Hi folks, new to web site designing so I will appreciate any help.
My dilemma is my margins/text formatting on different monitors. It wraps awkwardly between my 3 screens, my laptop, my regular 21" monitor and on my hdtv(where I work the most here).
I can’t seem to get alignments, margin paddings (particularly left and right which is the biggest concern) etc to remain (?)static(?)
Essentially I have my main logo, which is centered, and I’m trying to make the text to display out underneath it matching its width. Most successful for me is in css I put this :
p {margin-top:0; margin-bottom:12px; margin-right:310px; margin-left:160px}
looks fine on the hdtv, but on laptop it’s a mess.
Really, it would be better if we could see the page you are working on, or at least a sample of the code you are using. Sounds like there’s a much better way of doing this.
Nothing has been published online yet as I’m just working on it in notepad.
Right now all I have is the logo, and text with a nav bar links to other pages not created yet.
My issue is just regular text wrapping and viewing it on different sized monitors. I’d like the text to fit neatly under the logo as opposed to the entire width of the screen. When I set margins, they appear different on different sized monitors that I own.
Because there is no width assigned to these paragraphs the the browser assigns to that property a value that will make the sum of the seven properties (margin-left, border-left, padding-left, width, padding-right, border-right, margin-right) equal to the parent’s width (see http://www.css-101.org/block-level-elements).
In short, the width of these paragraphs will vary depending on the width of their parent container.
You could try this rule instead:
p {margin:0 auto 12px;width:[the width of your logo goes here]}
or you could also use a DIV as a wrapper (in which you’d include all your content) styled with margin:0 auto plus the width declaration above. Then your paragraphs could be styled like this:
p {margin-top:0; margin-bottom:12px; }
as width, margin left and right would not be necessary
That didn’t seem to work.
I am trying the wrapper but not sure if I’m putting in the code correctly for that.
I’ve put this in my css :
p {margin-top:0; margin-bottom:12px}
Use a HTML 4.01 strict doctype - the transitional one is for existing HTML 3.2 pages that still haven’t finished being upgraded to HTML 4 and there is no reason to use any HTML 3.2 code in a new web site.
Make sure your HTML is valid before you start worrying too much about how to style it with the CSS as invalid HTML can break the CSS.
Reading the thread a few times and using ralph.m’s code I understand it a little bit more.

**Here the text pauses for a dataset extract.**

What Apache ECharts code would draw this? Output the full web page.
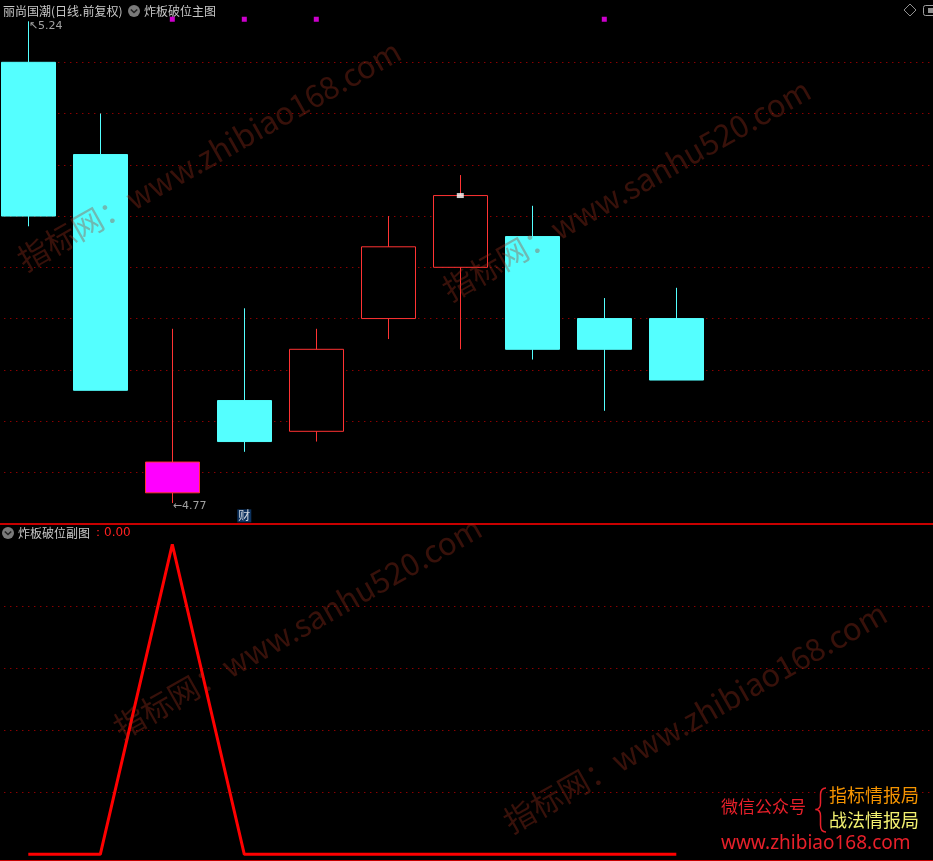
<!DOCTYPE html>
<html>
<head>
<meta charset="utf-8">
<script src="https://cdn.jsdelivr.net/npm/echarts@6/dist/echarts.min.js"></script>
<style>
html,body{margin:0;padding:0;background:#000;overflow:hidden;}
#c{width:933px;height:861px;}
</style>
</head>
<body>
<div id="c"></div>
<script>
// ---------- data ----------
const categories = ['D1','D2','D3','D4','D5','D6','D7','D8','D9','D10','D11','D12','D13','D14'];
const opens  = [5.20, 5.11, 4.78, 4.87, 4.84, 4.95, 5.00, 5.03, 4.95, 4.95];
const closes = [5.05, 4.88, 4.81, 4.83, 4.92, 5.02, 5.07, 4.92, 4.92, 4.89];
const lows   = [5.04, 4.88, 4.77, 4.82, 4.83, 4.93, 4.92, 4.91, 4.86, 4.89];
const highs  = [5.24, 5.15, 4.94, 4.96, 4.94, 5.05, 5.09, 5.06, 4.97, 4.98];
const subValues = [0, 0, 1, 0, 0, 0, 0, 0, 0, 0];
const priceTicks = [4.80, 4.85, 4.90, 4.95, 5.00, 5.05, 5.10, 5.15, 5.20];
const subTicks = [0.2, 0.4, 0.6, 0.8];
const signalIdx = [2, 3, 4, 8];     // magenta dots at top
const breakIdx = [2];               // magenta-filled candle
const whiteMarkIdx = [6];           // white square on close
const finIdx = [3];                 // 财 marker

// ---------- layout constants ----------
const BAND = 72;
const LEFT = 28.3 - BAND / 2;
const GRID_W = BAND * categories.length;
const SIGNAL_LEVEL = 5.242;
const FIN_LEVEL = 4.7575;

const CYAN = '#54ffff';
const RED = '#ff3333';
const FONT_CN = '"Noto Sans CJK SC", "Noto Sans", sans-serif';

const candleData = opens.map((o, i) => {
  const item = { value: [o, closes[i], lows[i], highs[i]] };
  if (breakIdx.includes(i)) {
    item.itemStyle = { color: '#ff00ff', color0: '#ff00ff', borderColor: RED, borderColor0: RED };
  }
  return item;
});

let maxI = 0, minI = 0;
highs.forEach((h, i) => { if (h > highs[maxI]) maxI = i; });
lows.forEach((l, i) => { if (l < lows[minI]) minI = i; });

const gridMark = (ticks) => ({
  silent: true,
  z: 1,
  symbol: ['none', 'none'],
  label: { show: false },
  emphasis: { disabled: true },
  lineStyle: { type: [1, 5], color: '#c80000', width: 1 },
  data: ticks.map(v => ({ yAxis: v }))
});

const wmStyle = { fill: 'rgba(165,50,30,0.34)', font: '31px ' + FONT_CN, textVerticalAlign: 'middle' };
const deg = Math.PI / 180;
const braceStyle = { stroke: '#e8202a', fill: null, lineWidth: 1.5 };

const chart = echarts.init(document.getElementById('c'), null, { renderer: 'canvas' });

chart.setOption({
  backgroundColor: '#000000',
  animation: false,
  grid: [
    { left: LEFT, width: GRID_W, top: 11.05, height: 512.5, outerBoundsMode: 'none', containLabel: false },
    { left: LEFT, width: GRID_W, top: 525.7, height: 334.8, outerBoundsMode: 'none', containLabel: false }
  ],
  xAxis: [
    { type: 'category', gridIndex: 0, data: categories, boundaryGap: true,
      axisLine: { show: true, onZero: false, lineStyle: { color: '#c80000', width: 2 } },
      axisTick: { show: false }, axisLabel: { show: false }, splitLine: { show: false } },
    { type: 'category', gridIndex: 1, data: categories, boundaryGap: true,
      axisLine: { show: true, onZero: false, lineStyle: { color: '#c80000', width: 2 } },
      axisTick: { show: false }, axisLabel: { show: false }, splitLine: { show: false } }
  ],
  yAxis: [
    { type: 'value', gridIndex: 0, min: 4.75, max: 5.25, show: false, splitLine: { show: false } },
    { type: 'value', gridIndex: 1, min: -0.02, max: 1.06, show: false, splitLine: { show: false } }
  ],
  series: [
    { type: 'line', xAxisIndex: 0, yAxisIndex: 0, data: [], z: 1, silent: true, markLine: gridMark(priceTicks) },
    { type: 'line', xAxisIndex: 1, yAxisIndex: 1, data: [], z: 1, silent: true, markLine: gridMark(subTicks) },
    {
      type: 'candlestick', xAxisIndex: 0, yAxisIndex: 0, z: 3,
      barWidth: 55,
      data: candleData,
      itemStyle: { color: '#000000', color0: CYAN, borderColor: RED, borderColor0: CYAN, borderWidth: 1 }
    },
    {
      type: 'scatter', xAxisIndex: 0, yAxisIndex: 0, z: 4, symbol: 'rect', symbolSize: 5,
      itemStyle: { color: '#ff00ff' },
      data: signalIdx.map(i => [i, SIGNAL_LEVEL])
    },
    {
      type: 'scatter', xAxisIndex: 0, yAxisIndex: 0, z: 5, symbol: 'rect', symbolSize: [7, 5],
      itemStyle: { color: '#ffffff' },
      data: whiteMarkIdx.map(i => [i, closes[i]])
    },
    {
      type: 'scatter', xAxisIndex: 0, yAxisIndex: 0, z: 5, symbolSize: 1,
      itemStyle: { color: 'rgba(0,0,0,0)' },
      data: [
        { value: [maxI, highs[maxI]], label: { show: true, position: 'right', distance: 0, offset: [0, 5],
          formatter: '↖' + highs[maxI].toFixed(2) } },
        { value: [minI, lows[minI]], label: { show: true, position: 'right', distance: 0, offset: [0, 3],
          formatter: '←' + lows[minI].toFixed(2) } }
      ],
      label: { color: '#c8c8c8', fontSize: 11, fontFamily: '"DejaVu Sans", sans-serif' }
    },
    {
      type: 'scatter', xAxisIndex: 0, yAxisIndex: 0, z: 5, symbolSize: 1,
      itemStyle: { color: 'rgba(0,0,0,0)' },
      data: finIdx.map(i => [i, FIN_LEVEL]),
      label: { show: true, position: 'inside', formatter: '财', color: '#ffffff', fontSize: 12,
        fontFamily: FONT_CN, backgroundColor: '#0f3d74', padding: [0, 1, 0, 1], lineHeight: 13 }
    },
    {
      type: 'line', xAxisIndex: 1, yAxisIndex: 1, z: 5, symbol: 'none',
      data: subValues,
      lineStyle: { color: '#ff0000', width: 3 }
    }
  ],
  graphic: [
    { type: 'text', x: 3, y: 11, style: { text: '丽尚国潮(日线.前复权)', fill: '#c8c8c8', font: '12px ' + FONT_CN, textVerticalAlign: 'middle' } },
    { type: 'circle', shape: { cx: 134, cy: 11, r: 6 }, style: { fill: '#7a7a7a' } },
    { type: 'polyline', shape: { points: [[130.8, 9.5], [134, 12.5], [137.2, 9.5]] }, style: { stroke: '#222', lineWidth: 1.6, fill: null } },
    { type: 'text', x: 144, y: 11, style: { text: '炸板破位主图', fill: '#c8c8c8', font: '12px ' + FONT_CN, textVerticalAlign: 'middle' } },

    { type: 'circle', shape: { cx: 8, cy: 533, r: 6 }, style: { fill: '#7a7a7a' } },
    { type: 'polyline', shape: { points: [[4.8, 531.5], [8, 534.5], [11.2, 531.5]] }, style: { stroke: '#222', lineWidth: 1.6, fill: null } },
    { type: 'text', x: 18, y: 533, style: { text: '炸板破位副图', fill: '#c8c8c8', font: '12px ' + FONT_CN, textVerticalAlign: 'middle' } },
    { type: 'text', x: 92, y: 533, style: { text: '：' + subValues[subValues.length - 1].toFixed(2), fill: '#ff2020', font: '12px "DejaVu Sans", sans-serif', textVerticalAlign: 'middle' } },

    { type: 'polygon', shape: { points: [[910, 4], [916, 10], [910, 16], [904, 10]] }, style: { stroke: '#909090', fill: null, lineWidth: 1 } },
    { type: 'rect', shape: { x: 923.5, y: 5.5, width: 14, height: 10, r: 2 }, style: { stroke: '#a0a0a0', fill: null, lineWidth: 1 } },
    { type: 'rect', shape: { x: 928, y: 8, width: 5, height: 5 }, style: { fill: '#909090' } },

    { type: 'text', x: 20, y: 262, rotation: 29.5 * deg, z: 50, style: Object.assign({ text: '指标网：www.zhibiao168.com' }, wmStyle) },
    { type: 'text', x: 445, y: 292, rotation: 29.5 * deg, z: 50, style: Object.assign({ text: '指标网：www.sanhu520.com' }, wmStyle) },
    { type: 'text', x: 116, y: 730, rotation: 29.5 * deg, z: 50, style: Object.assign({ text: '指标网：www.sanhu520.com' }, wmStyle) },
    { type: 'text', x: 506, y: 824, rotation: 29.5 * deg, z: 50, style: Object.assign({ text: '指标网：www.zhibiao168.com' }, wmStyle) },

    { type: 'text', x: 721, y: 807, z: 60, style: { text: '微信公众号', fill: '#e8202a', font: '17px ' + FONT_CN, textVerticalAlign: 'middle' } },
    { type: 'bezierCurve', z: 60, shape: { x1: 826, y1: 788, x2: 820.5, y2: 795, cpx1: 820.5, cpy1: 788 }, style: braceStyle },
    { type: 'line', z: 60, shape: { x1: 820.5, y1: 795, x2: 820.5, y2: 803 }, style: braceStyle },
    { type: 'bezierCurve', z: 60, shape: { x1: 820.5, y1: 803, x2: 815.5, y2: 809.5, cpx1: 820.5, cpy1: 809.5 }, style: braceStyle },
    { type: 'bezierCurve', z: 60, shape: { x1: 815.5, y1: 809.5, x2: 820.5, y2: 816, cpx1: 820.5, cpy1: 809.5 }, style: braceStyle },
    { type: 'line', z: 60, shape: { x1: 820.5, y1: 816, x2: 820.5, y2: 825 }, style: braceStyle },
    { type: 'bezierCurve', z: 60, shape: { x1: 820.5, y1: 825, x2: 826, y2: 832, cpx1: 820.5, cpy1: 832 }, style: braceStyle },
    { type: 'text', x: 829, y: 795, z: 60, style: { text: '指标情报局', fill: '#f59400', font: '18px ' + FONT_CN, textVerticalAlign: 'middle' } },
    { type: 'text', x: 829, y: 820, z: 60, style: { text: '战法情报局', fill: '#f2f070', font: '18px ' + FONT_CN, textVerticalAlign: 'middle' } },
    { type: 'text', x: 721, y: 844, z: 60, style: { text: 'www.zhibiao168.com', fill: '#e8202a', font: '19px "Noto Sans", sans-serif', textVerticalAlign: 'middle' } }
  ]
});
</script>
</body>
</html>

I’m using a rather basic book so at first I was unfamiliar with what some of you have been saying, but copying/paste that example and seeing the result and playing around to see what does what helped me understand a bit.
Thank you all for the help. Great forum here and I will definitely be sticking around and reading threads, etc. so I can learn more, and perhaps one day help others
<style type="text/css" media="all">
body {background: #FFFFFF;font-family: Arial, "Arial Black", "Times New Roman", sans-serif, Calibri}
#main {width:645px; margin:0 auto 12px;}
img {border: none;}
.nav_bar1 {text-align: right;}
.nav_bar2 ul {list-style: none; margin: 0; padding: 0;}
li img {vertical-align: middle;}
a:link, a:visited {color: #00A8EC}
a:focus, a:hover, a:active {color: #00A8EC, text-decoration:none; font-weight:bold}
p {margin-top:0; margin-bottom:12px}
p#logo {text-align: center;}
</style>
I was curious how I can add an image to the body background? I can do it in basic code <body background=pic.jpg> but I think the above stunts that option? Thanks!
body {
[COLOR="Blue"]background: #FFFFFF url(/images/pic.jpg) no-repeat 50% 0;[/COLOR]
font-family: Arial, "Arial Black", "Times New Roman", sans-serif, Calibri
}
There’s some guesswork in url(/images/pic.jpg) no-repeat 50% 0.
The url assumes the pic in in the /images/ folder. No-repeat assumes you don’t want the image to repeat (or tile), but it can if you want. 50% means center it in the middle (horizontally), but you may not want that either. The final 0 means it starts from the top f the screen.
Your coding is completely different from the books that I have followed.
So you’ll have to bear with me.
I keep my images in the same folder as my html texts, so I created a folder ‘images’ and put the jpg in there and copied your code ‘url(/images/pic.jpg)’ exact but I didn’t get anything. Something I missed?
Sounds like you did the right thing. Can you post your code so we can have a look, just to make sure? Make sure the image is uploaded, of course. And url(/images/pic.jpg) assumes that the /images/ folder is in the root folder of your site. If you had a folder in your root folder, such as /files/ then the /images/ folder in that, the code would be url(/files/image/pic.jpg).